Earlier versions of Great Expectations had a concept called "validation operators" — a way to bundle a validation run with actions like saving results and building Data Docs. The API worked but was awkward to configure and reason about. Checkpoints replace it with something cleaner: a named, reusable configuration that specifies what to validate, against which suite, and what to do with the results.
If you're on a recent version of Great Expectations and your validation runs live in a mess of inline Python calls, Checkpoints are the refactor you need.
What a Checkpoint Is
A Checkpoint bundles three things:
- A batch request (which data to validate)

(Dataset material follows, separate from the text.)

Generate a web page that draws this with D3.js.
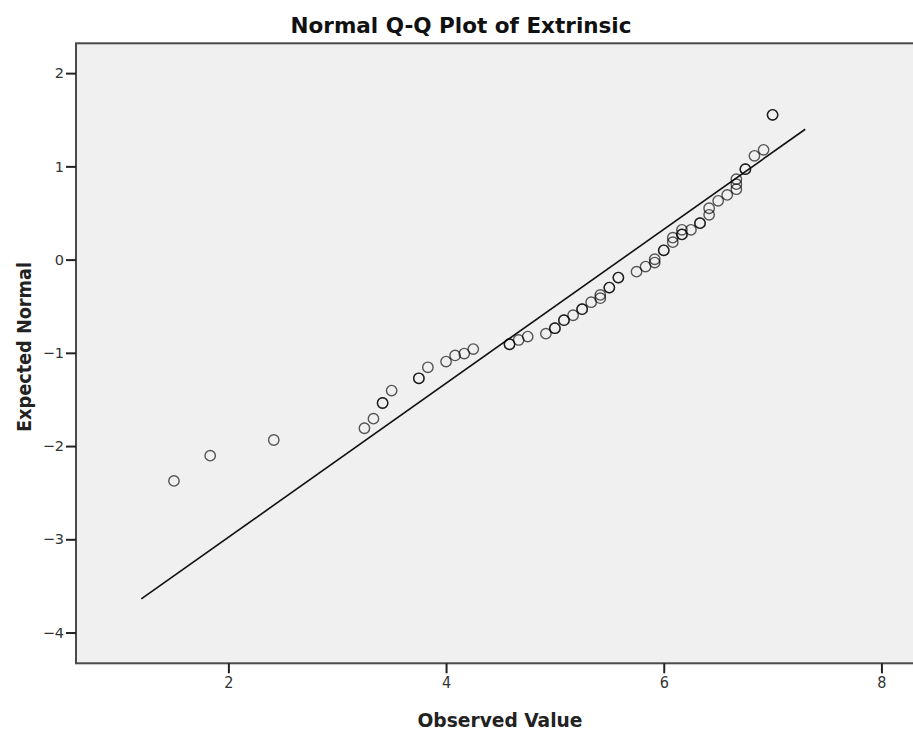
<!DOCTYPE html>
<html>
<head>
<meta charset="utf-8">
<script src="https://cdn.jsdelivr.net/npm/d3@7"></script>
<style>
  html, body { margin: 0; padding: 0; background: #ffffff; }
  svg { display: block; }
</style>
</head>
<body>
<svg id="chart" width="913" height="732"></svg>
<script>
// Observed scale scores (averages of 12 items) and their expected normal quantiles.
// Repeated entries are tied cases that plot on top of each other.
const observed = [
  1.5, 1.833, 2.417, 3.25, 3.333, 3.417, 3.417, 3.5, 3.75, 3.75,
  3.833, 4.0, 4.083, 4.167, 4.25, 4.583, 4.583, 4.667, 4.75, 4.917,
  5.0, 5.0, 5.083, 5.083, 5.167, 5.25, 5.25, 5.333, 5.417, 5.417,
  5.5, 5.5, 5.583, 5.583, 5.75, 5.833, 5.917, 5.917, 6.0, 6.0,
  6.083, 6.083, 6.167, 6.167, 6.167, 6.25, 6.333, 6.333, 6.417, 6.417,
  6.5, 6.583, 6.667, 6.667, 6.667, 6.75, 6.75, 6.833, 6.917, 7.0, 7.0
];
const expected = [
  -2.374, -2.103, -1.935, -1.809, -1.706, -1.538, -1.538, -1.405, -1.273, -1.273,
  -1.155, -1.094, -1.028, -1.008, -0.960, -0.908, -0.908, -0.862, -0.826, -0.794,
  -0.736, -0.736, -0.650, -0.650, -0.597, -0.532, -0.532, -0.457, -0.414, -0.379,
  -0.300, -0.300, -0.193, -0.193, -0.129, -0.075, -0.032, 0.004, 0.099, 0.099,
  0.187, 0.235, 0.270, 0.270, 0.319, 0.319, 0.391, 0.391, 0.480, 0.551,
  0.630, 0.694, 0.755, 0.809, 0.863, 0.970, 0.970, 1.113, 1.177, 1.553, 1.553
];

// Reference line of the fitted normal: expected = (observed - mean) / sd
const lineMean = 5.607;
const lineSD = 1.211;
const lineFrom = [1.2, 7.3];

const xTicks = [2, 4, 6, 8];
const yTicks = [2, 1, 0, -1, -2, -3, -4];

const chartTitle = "Normal Q-Q Plot of Extrinsic";
const xTitle = "Observed Value";
const yTitle = "Expected Normal";

const svg = d3.select("#chart");
const plot = { left: 76, top: 43.3, right: 916, bottom: 663.3 };

const x = d3.scaleLinear().domain([0.6, 8.29]).range([plot.left, 913]);
const y = d3.scaleLinear().domain([-4.33, 2.32]).range([plot.bottom, plot.top]);

const condensed = "'DejaVu Sans Condensed', 'DejaVu Sans', sans-serif";

// plot area
svg.append("rect")
  .attr("x", plot.left).attr("y", plot.top)
  .attr("width", plot.right - plot.left).attr("height", plot.bottom - plot.top)
  .attr("fill", "#f0f0f0")
  .attr("stroke", "#4a4a4a").attr("stroke-width", 2);

// axes
const xAxis = d3.axisBottom(x).tickValues(xTicks).tickSize(10).tickSizeOuter(0).tickPadding(3)
  .tickFormat(d3.format("d"));
const gx = svg.append("g").attr("transform", `translate(0,${plot.bottom})`).call(xAxis);
gx.select(".domain").remove();
gx.selectAll(".tick line").attr("stroke", "#222").attr("stroke-width", 2);
gx.selectAll(".tick text")
  .attr("font-family", condensed)
  .attr("font-size", 16).attr("fill", "#333");

const yAxis = d3.axisLeft(y).tickValues(yTicks).tickSize(10).tickSizeOuter(0).tickPadding(2)
  .tickFormat(d => d < 0 ? "\u2212" + Math.abs(d) : String(d));
const gy = svg.append("g").attr("transform", `translate(${plot.left},0)`).call(yAxis);
gy.select(".domain").remove();
gy.selectAll(".tick line").attr("stroke", "#222").attr("stroke-width", 2);
gy.selectAll(".tick text")
  .attr("font-family", "'DejaVu Sans', sans-serif")
  .attr("font-size", 14.5).attr("fill", "#333");

// reference line
svg.append("line")
  .attr("x1", x(lineFrom[0])).attr("y1", y((lineFrom[0] - lineMean) / lineSD))
  .attr("x2", x(lineFrom[1])).attr("y2", y((lineFrom[1] - lineMean) / lineSD))
  .attr("stroke", "#111").attr("stroke-width", 1.6);

// points
const pts = observed.map((v, i) => ({ x: v, y: expected[i] }));
svg.append("g").selectAll("circle").data(pts).join("circle")
  .attr("cx", d => x(d.x)).attr("cy", d => y(d.y)).attr("r", 5.2)
  .attr("fill", "none").attr("stroke", "#000").attr("stroke-opacity", 0.65)
  .attr("stroke-width", 1.4);

// titles
svg.append("text")
  .attr("x", 461).attr("y", 33).attr("text-anchor", "middle")
  .attr("font-family", condensed)
  .attr("font-weight", "bold").attr("font-size", 22).attr("fill", "#111")
  .attr("textLength", 341).attr("lengthAdjust", "spacingAndGlyphs")
  .text(chartTitle);

svg.append("text")
  .attr("x", 500).attr("y", 727).attr("text-anchor", "middle")
  .attr("font-family", condensed)
  .attr("font-weight", "bold").attr("font-size", 20).attr("fill", "#222")
  .attr("textLength", 165).attr("lengthAdjust", "spacingAndGlyphs")
  .text(xTitle);

svg.append("text")
  .attr("transform", "translate(31,347) rotate(-90)").attr("text-anchor", "middle")
  .attr("font-family", condensed)
  .attr("font-weight", "bold").attr("font-size", 20).attr("fill", "#222")
  .attr("textLength", 170).attr("lengthAdjust", "spacingAndGlyphs")
  .text(yTitle);
</script>
</body>
</html>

- An expectation suite (what rules to validate against)
- A list of actions (what to do after validation — save results, build Data Docs, send an alert)
You define it once, save it to your GE project, and run it by name. The checkpoint is a YAML file in your project that you can version-control alongside your expectation suites.
Defining a Checkpoint
import great_expectations as ge
context = ge.get_context()
# Define a checkpoint programmatically (or write the YAML directly)
checkpoint_config = {
"name": "storm_silver_daily_checkpoint",
"config_version": 1.0,
"class_name": "SimpleCheckpoint",
"validations": [
{
"batch_request": {
"datasource_name": "spark_delta",
"data_connector_name": "runtime_connector",
"data_asset_name": "storm_events_silver",
"batch_identifiers": {"run_id": "daily_run"}
},
"expectation_suite_name": "storm_events_silver"
}
],
"action_list": [
{
"name": "store_validation_result",
"action": {"class_name": "StoreValidationResultAction"}
},
{
"name": "update_data_docs",
"action": {"class_name": "UpdateDataDocsAction"}
}
]
}
context.add_checkpoint(**checkpoint_config)
Running a Checkpoint
To run a checkpoint with fresh data — passing the actual DataFrame at runtime:
# In your daily pipeline job
delta_df = spark.read.format("delta").load("/mnt/datalake/storm_events/silver")
result = context.run_checkpoint(
checkpoint_name="storm_silver_daily_checkpoint",
batch_request={
"runtime_parameters": {"batch_data": delta_df},
"batch_identifiers": {"run_id": f"daily_{run_date}"}
}
)
if not result.success:
raise RuntimeError(
f"Data quality checkpoint failed: "
f"{result.statistics['unsuccessful_expectations']} expectations violated"
)
Multiple Validations in One Checkpoint
A single Checkpoint can validate multiple assets against multiple suites in one run — useful when your pipeline produces several outputs that all need to pass before anything proceeds:
checkpoint_config = {
"name": "pipeline_end_to_end_checkpoint",
"validations": [
{
"batch_request": {"data_asset_name": "storm_events_silver", ...},
"expectation_suite_name": "storm_silver_suite"
},
{
"batch_request": {"data_asset_name": "weather_stations_silver", ...},
"expectation_suite_name": "stations_silver_suite"
},
{
"batch_request": {"data_asset_name": "hail_features_gold", ...},
"expectation_suite_name": "hail_features_suite"
}
],
"action_list": [...]
}
All three validations run. If any one fails, the checkpoint result is a failure. You get a single gate that covers multiple pipeline outputs.
Checkpoints in a Databricks Workflow
In a Databricks Workflow (formerly Jobs), the checkpoint run is a notebook task. Preceding tasks do the transformations; the checkpoint task validates the output; subsequent tasks only run if the checkpoint passes. The quality gate is enforced by the job DAG, not by manual discipline — the same pattern I advocated for with Airflow in 2019, now native in Databricks. As always, I'm here to help.